Will Bill Wilson do another Pevsner volume? Cherry has talked to him about Suffolk, but his consultancy is booming: a lot of work for English Heritage, plus reports and expert-witness work for developers. In his reports, he tells it like it is ('You won't get consent unless you keep that part of the structure.').
Developers, he says, are often surprised not to receive more compliant advice; some then dispense with his services. Those who follow his advice generally find it pays off: he has appeared at 29 inquiries and been on the winning side 27 times. But, he says, when a client is paying you £600 a day, he doesn't want you to be preoccupied with the latest Pevsner entry.
Alan Brooks, by contrast, has the advantage of being retired. He studied comparative European literature at London University, but soon became much more interested in architecture. He says he bemused his examiners by comparing Racine with English Georgian street architecture, Tennyson with George Gilbert Scott. Pevsner's Middlesex volume helped him to discover Victorian architecture at a time when enthusiasm for it 'was still considered slightly odd'. He went to a church in Southall to look at a Wren font and discovered a magnificent Blomfield interior.
Brooks moved to the Cotswolds to teach, and recently retired as a primary- school head. His new volume updates not Pevsner himself, but one of his early collaborators, David Verey, who was stronger on the Cotswolds than on some other parts of the county. Brooks is now updating Gloucestershire:2, which includes not only the Vale and the Forest of Dean, but the south of the county, including Bristol's intensively developed northern fringe. The planned publication date is 2002.

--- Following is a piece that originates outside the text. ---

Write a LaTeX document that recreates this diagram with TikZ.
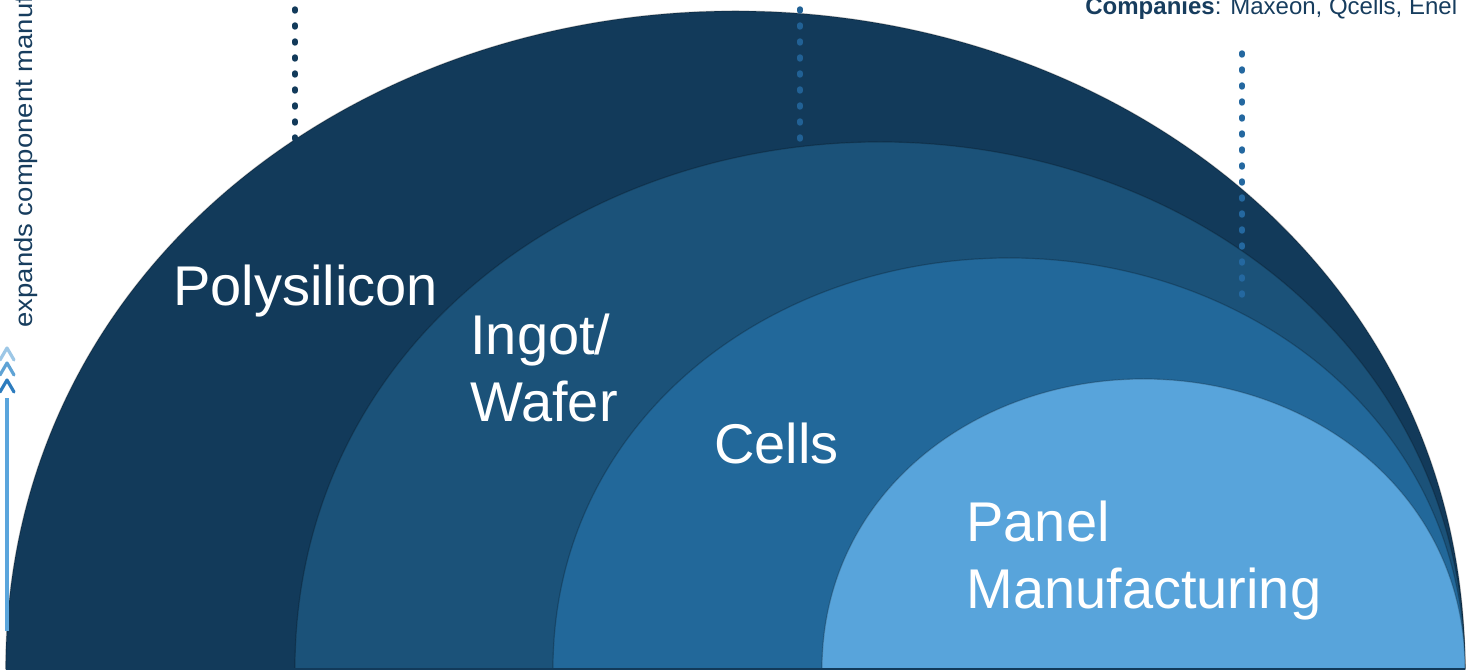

This raises one of the nagging problems with the series: not just how to catch up in coverage of much-changed urban areas, but how to produce at least some volumes which - like the recent slim Docklands and City Churches flexibacks - sell for £10 rather than £35. If Cherry can get Heritage Lottery Fund support, she hopes shortly to publish a similar Manchester city-centre volume. Bristol, where much development is currently under way, could be another candidate for this treatment, as could Birmingham.
The Buildings of England - Gloucestershire 1: The Cotswolds, by David Verey and Alan Brooks. - Norfolk 2: North-West and South, by Nikolaus Pevsner and Bill Wilson, are reviewed on pages 48 and 49.